Mini guide to Dunfermline
The ancient town of Dunfermline lies just north of the Scottish capital of Edinburgh
and the Firth of Forth, and is famed for not only being the one time capital of
Scotland, but for its most famous son, the philanthropist multi-millionaire, Andrew
Carnegie. Dunfermline is also known for its abbey and royal palace and there is
some magnificent countryside nearby.
Andrew Carnegie was the son of a weaver and his rise to wealth and fame can
be discerned in the Andrew Carnegie Birthplace Museum, which is housed in the
18th century cottage where he was born. Carnegie was known for his generosity
and gave away much of his fortune before his death as well as founding thousands
of libraries throughout the country and many civic buildings in Dunfermline.
The other highlights of Dunfermline are the abbey and royal palace, located
next to the picturesque Pittencrieff Park, where a statue of Carnegie stands.

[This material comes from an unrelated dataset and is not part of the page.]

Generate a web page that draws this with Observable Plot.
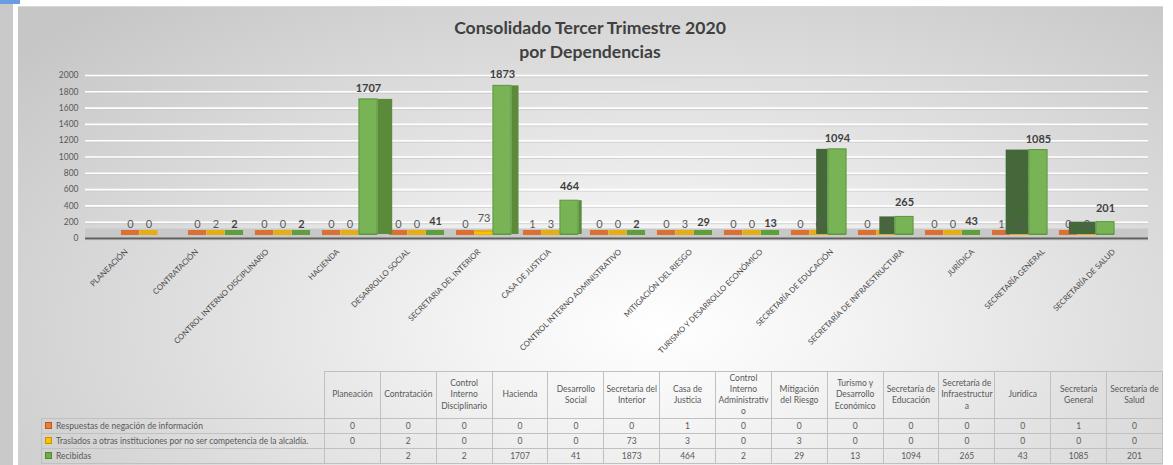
<!DOCTYPE html>
<html>
<head>
<meta charset="utf-8">
<script src="https://cdn.jsdelivr.net/npm/d3@7"></script>
<script src="https://cdn.jsdelivr.net/npm/@observablehq/plot@0.6"></script>
<style>
  body { margin: 0; background: #ffffff; font-family: Lato, "Open Sans", sans-serif; }
  #wrap { position: relative; width: 1173px; height: 465px; overflow: hidden; background: #ffffff; }
  #leftstrip { position: absolute; left: 0; top: 0; width: 13px; height: 465px; background: #c9c9c9; }
  #blue { position: absolute; left: 0; top: 0; width: 20px; height: 4px; background: #6b9be0; }
  #area { position: absolute; left: 18px; top: 6px; width: 1145px; height: 459px;
          border-top: 1px solid #d8d8d8;
          background: radial-gradient(ellipse 72% 95% at 56% 70%, #ffffff 0%, #f4f4f4 22%, #dedede 58%, #c6c6c6 100%); }
  #title { position: absolute; left: 390px; top: 16px; width: 400px; text-align: center;
           font-weight: bold; font-size: 17.6px; line-height: 24px; color: #404040; }
  #chart { position: absolute; left: 0; top: 0; }
  table { position: absolute; left: 41px; top: 371px; border-collapse: collapse; table-layout: fixed;
          font-size: 8.5px; color: #595959; font-family: Lato, sans-serif; }
  th, td { border: 1px solid #c0c0c0; padding: 0; text-align: center; font-weight: normal; overflow: hidden; }
  th { height: 46px; white-space: pre-line; line-height: 11.2px; }
  th.blank { border-top: none; border-left: none; }
  td { height: 14px; line-height: 13px; }
  td.lab { text-align: left; padding-left: 3px; white-space: nowrap; }
  .sw { display: inline-block; width: 5px; height: 5px; margin-right: 4px; vertical-align: -0.5px; border: 1px solid; }
</style>
</head>
<body>
<div id="wrap">
  <div id="leftstrip"></div>
  <div id="blue"></div>
  <div id="area"></div>
  <div id="title">Consolidado Tercer Trimestre 2020<br>por Dependencias</div>
  <div id="chart"></div>
</div>
<script>
// ---------- data ----------
const categories = ["PLANEACIÓN", "CONTRATACIÓN", "CONTROL INTERNO DISCIPLINARIO", "HACIENDA", "DESARROLLO SOCIAL",
  "SECRETARIA DEL INTERIOR", "CASA DE JUSTICIA", "CONTROL INTERNO ADMINISTRATIVO", "MITIGACIÓN DEL RIESGO",
  "TURISMO Y DESARROLLO ECONÓMICO", "SECRETARÍA DE EDUCACIÓN", "SECRETARÍA DE INFRAESTRUCTURA", "JURÍDICA",
  "SECRETARÍA GENERAL", "SECRETARÍA DE SALUD"];
const tableHeaders = ["Planeación", "Contratación", "Control\nInterno\nDisciplinario", "Hacienda", "Desarrollo\nSocial",
  "Secretaria del\nInterior", "Casa de\nJusticia", "Control\nInterno\nAdministrativ\no", "Mitigación\ndel Riesgo",
  "Turismo y\nDesarrollo\nEconómico", "Secretaría de\nEducación", "Secretaría de\nInfraestructur\na", "Jurídica",
  "Secretaría\nGeneral", "Secretaría de\nSalud"];
const respuestas = [0, 0, 0, 0, 0, 0, 1, 0, 0, 0, 0, 0, 0, 1, 0];
const traslados  = [0, 2, 0, 0, 0, 73, 3, 0, 3, 0, 0, 0, 0, 0, 0];
const recibidas  = [null, 2, 2, 1707, 41, 1873, 464, 2, 29, 13, 1094, 265, 43, 1085, 201];
const seriesNames = ["Respuestas de negación de información",
  "Traslados a otras instituciones por no ser competencia de la alcaldía.", "Recibidas"];
const seriesColors = ["#ed7d31", "#ffc000", "#70ad47"];
const seriesBorders = ["#c0561a", "#c89400", "#4e8a2c"];
const yTicks = d3.range(0, 2001, 200);

// ---------- layout constants (styles) ----------
const rows = categories.map((cat, i) => ({cat, i, resp: respuestas[i], tras: traslados[i], rec: recibidas[i]}));
const X0 = 112.3, X1 = 1122.7, n = categories.length, step = (X1 - X0) / n, vp = 632, bw = 18.5;
const ins = o => ({insetLeft: step / 2 + o - bw / 2, insetRight: step / 2 - o - bw / 2});
const center = i => X0 + step * (i + 0.5);
const fmt = v => String(v);

const marks = [
  Plot.gridY(yTicks, {stroke: "#c9c9c9", strokeOpacity: 0.7, strokeWidth: 1, dy: 1.5}),
  Plot.gridY(yTicks, {stroke: "#ffffff", strokeOpacity: 1, strokeWidth: 1.6}),
  Plot.axisY(yTicks, {tickSize: 0, tickPadding: 7, fontSize: 8.5, fill: "#595959", label: null, tickFormat: fmt}),
  Plot.ruleY([0], {stroke: "#c8c8c8", strokeWidth: 10, dy: -5}),
  Plot.tickY(rows, {x: "cat", y: d => 0, ...ins(-bw), stroke: "#dc7032", strokeWidth: 5, dy: -6}),
  Plot.tickY(rows, {x: "cat", y: d => 0, ...ins(0), stroke: "#e6ae14", strokeWidth: 5, dy: -6}),
  Plot.tickY(rows.filter(d => d.rec != null), {x: "cat", y: d => 0, ...ins(bw), stroke: "#5e9e3c", strokeWidth: 5, dy: -6}),
  Plot.barY(rows, {x: "cat", y: "resp", ...ins(-bw), fill: seriesColors[0], insetBottom: 4}),
  Plot.barY(rows, {x: "cat", y: "tras", ...ins(0), fill: seriesColors[1], insetBottom: 4})
];
// perspective side faces of the green bars
categories.forEach((c, i) => {
  if (recibidas[i] == null) return;
  const g = center(i) + bw;
  const s = (vp - g) * 0.057;
  const w = Math.abs(s);
  if (w < 0.5) return;
  const o = s > 0 ? 1.5 * bw + s / 2 : bw / 2 + s / 2;
  marks.push(Plot.barY(rows.filter(d => d.i === i), {x: "cat", y: "rec",
    insetLeft: (step - w) / 2, insetRight: (step - w) / 2, dx: o, insetBottom: 4,
    fill: s > 0 ? "#5a8a3a" : "#45683a"}));
});
marks.push(
  Plot.barY(rows, {x: "cat", y: "rec", ...ins(bw), fill: "#78b455", stroke: "#5a963c", strokeWidth: 1, insetBottom: 4}),
  Plot.ruleY([0], {stroke: "#606060", strokeWidth: 2}),
  Plot.text(rows, {x: "cat", y: "resp", text: d => fmt(d.resp), dx: -bw, dy: -14, fontSize: 11, fill: "#595959"}),
  Plot.text(rows, {x: "cat", y: "tras", text: d => fmt(d.tras), dx: 0, dy: -14, fontSize: 11, fill: "#595959"}),
  Plot.text(rows.filter(d => d.rec != null && d.rec < 1000), {x: "cat", y: "rec", text: d => fmt(d.rec), dx: bw, dy: -14,
    fontSize: 11, fontWeight: "bold", fill: "#404040"}),
  Plot.text(rows.filter(d => d.rec != null && d.rec >= 1000), {x: "cat", y: "rec", text: d => fmt(d.rec), dx: bw, dy: -11,
    fontSize: 11, fontWeight: "bold", fill: "#404040"})
);
// category labels on the front edge of the floor
categories.forEach((c, i) => {
  marks.push(Plot.text([c], {x: d => d, y: d => 0, text: d => d, rotate: -45, textAnchor: "end",
    dx: (center(i) - vp) * 0.0526 + 3, dy: 12, fontSize: 7.8, fill: "#4a4a4a"}));
});

const chart = Plot.plot({
  width: 1173,
  height: 365,
  marginLeft: 85,
  marginRight: 25,
  marginTop: 60,
  marginBottom: 127,
  style: {background: "transparent", fontFamily: "Lato, sans-serif", overflow: "visible"},
  x: {type: "band", domain: categories, range: [X0, X1], padding: 0, axis: null},
  y: {domain: [0, 2000], range: [238, 75], axis: null},
  marks
});
document.getElementById("chart").appendChild(chart);

// ---------- data table ----------
const table = document.createElement("table");
const cg = document.createElement("colgroup");
[283, ...tableHeaders.map(() => 55.87)].forEach(w => {
  const col = document.createElement("col"); col.style.width = w + "px"; cg.appendChild(col);
});
table.appendChild(cg);
const hr = document.createElement("tr");
const blank = document.createElement("th"); blank.className = "blank"; hr.appendChild(blank);
tableHeaders.forEach(h => { const th = document.createElement("th"); th.textContent = h; hr.appendChild(th); });
table.appendChild(hr);
[respuestas, traslados, recibidas].forEach((vals, k) => {
  const tr = document.createElement("tr");
  const lab = document.createElement("td"); lab.className = "lab";
  const sw = document.createElement("span"); sw.className = "sw";
  sw.style.background = seriesColors[k]; sw.style.borderColor = seriesBorders[k];
  lab.appendChild(sw); lab.appendChild(document.createTextNode(seriesNames[k]));
  tr.appendChild(lab);
  vals.forEach(v => { const td = document.createElement("td"); td.textContent = v == null ? "" : v; tr.appendChild(td); });
  table.appendChild(tr);
});
document.getElementById("wrap").appendChild(table);
</script>
</body>
</html>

Constructed on the site of a Celtic church from the 6th century, the abbey features
a Norman nave, St Margaret's shrine and flying buttresses, while both Queen
Margaret's and King Robert the Bruce's tombs lie in the grounds. The royal palace
is next door to the abbey but only the southwest wall remains.

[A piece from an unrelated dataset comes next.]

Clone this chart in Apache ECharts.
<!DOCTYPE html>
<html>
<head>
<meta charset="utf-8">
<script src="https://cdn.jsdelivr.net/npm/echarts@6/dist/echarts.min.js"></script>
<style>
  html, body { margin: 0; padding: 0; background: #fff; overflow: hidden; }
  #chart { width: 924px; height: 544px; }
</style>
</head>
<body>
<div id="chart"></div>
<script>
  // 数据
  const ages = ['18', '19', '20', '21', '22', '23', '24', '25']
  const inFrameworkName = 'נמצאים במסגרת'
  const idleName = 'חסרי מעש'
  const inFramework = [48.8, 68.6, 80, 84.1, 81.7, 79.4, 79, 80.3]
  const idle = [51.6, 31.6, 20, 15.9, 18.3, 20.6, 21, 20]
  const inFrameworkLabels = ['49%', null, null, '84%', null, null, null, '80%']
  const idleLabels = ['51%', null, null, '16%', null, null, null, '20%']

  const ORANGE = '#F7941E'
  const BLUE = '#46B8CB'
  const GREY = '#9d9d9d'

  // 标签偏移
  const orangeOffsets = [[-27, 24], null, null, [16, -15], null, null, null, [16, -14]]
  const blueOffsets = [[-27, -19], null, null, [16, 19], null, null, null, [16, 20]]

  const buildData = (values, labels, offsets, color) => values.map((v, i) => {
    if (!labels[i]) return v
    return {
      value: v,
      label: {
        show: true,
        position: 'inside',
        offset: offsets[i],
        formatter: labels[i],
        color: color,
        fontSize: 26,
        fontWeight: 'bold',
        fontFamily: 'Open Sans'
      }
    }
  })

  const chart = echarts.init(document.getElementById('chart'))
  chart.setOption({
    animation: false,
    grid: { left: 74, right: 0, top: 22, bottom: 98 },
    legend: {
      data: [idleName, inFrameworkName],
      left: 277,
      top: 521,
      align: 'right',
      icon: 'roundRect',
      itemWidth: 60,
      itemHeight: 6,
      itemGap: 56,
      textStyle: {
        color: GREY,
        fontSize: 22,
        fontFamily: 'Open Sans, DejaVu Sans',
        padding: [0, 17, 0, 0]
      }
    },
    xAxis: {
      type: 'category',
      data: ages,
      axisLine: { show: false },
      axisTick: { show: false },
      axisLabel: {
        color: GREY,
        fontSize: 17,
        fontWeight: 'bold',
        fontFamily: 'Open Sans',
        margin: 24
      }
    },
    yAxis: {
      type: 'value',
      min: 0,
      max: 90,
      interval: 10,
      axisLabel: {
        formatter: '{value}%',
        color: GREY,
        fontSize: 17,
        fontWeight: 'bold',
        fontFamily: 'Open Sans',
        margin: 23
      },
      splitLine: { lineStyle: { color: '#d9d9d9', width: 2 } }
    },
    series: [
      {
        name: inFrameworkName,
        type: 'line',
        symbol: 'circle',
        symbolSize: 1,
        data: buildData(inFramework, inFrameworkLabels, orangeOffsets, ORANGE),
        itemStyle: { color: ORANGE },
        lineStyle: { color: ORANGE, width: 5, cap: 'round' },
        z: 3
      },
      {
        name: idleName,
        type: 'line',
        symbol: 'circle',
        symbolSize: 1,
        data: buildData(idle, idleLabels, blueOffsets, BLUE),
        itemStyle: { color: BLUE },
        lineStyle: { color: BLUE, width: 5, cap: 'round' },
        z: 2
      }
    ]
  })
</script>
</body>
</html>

Other attractions in the area include St Margaret's Cave, the picturesque and
historical village of Culross to the west of town and Loch Leven and Loch Leven
Castle to the north. Edinburgh is only a short drive across the Forth Bridge,
while Perth, Kirkcaldy, Stirling and Glasgow are all within an hour's drive
Several exits from the A90 and M90 motorway from Edinburgh provide access to
Dunfermline and the city lies along the main rail line from London to Dundee,
with connections to either city running throughout the day. National Express
coaches and local bus services run from both Edinburgh International Airport
and Edinburgh Bus Station to Dunfermline.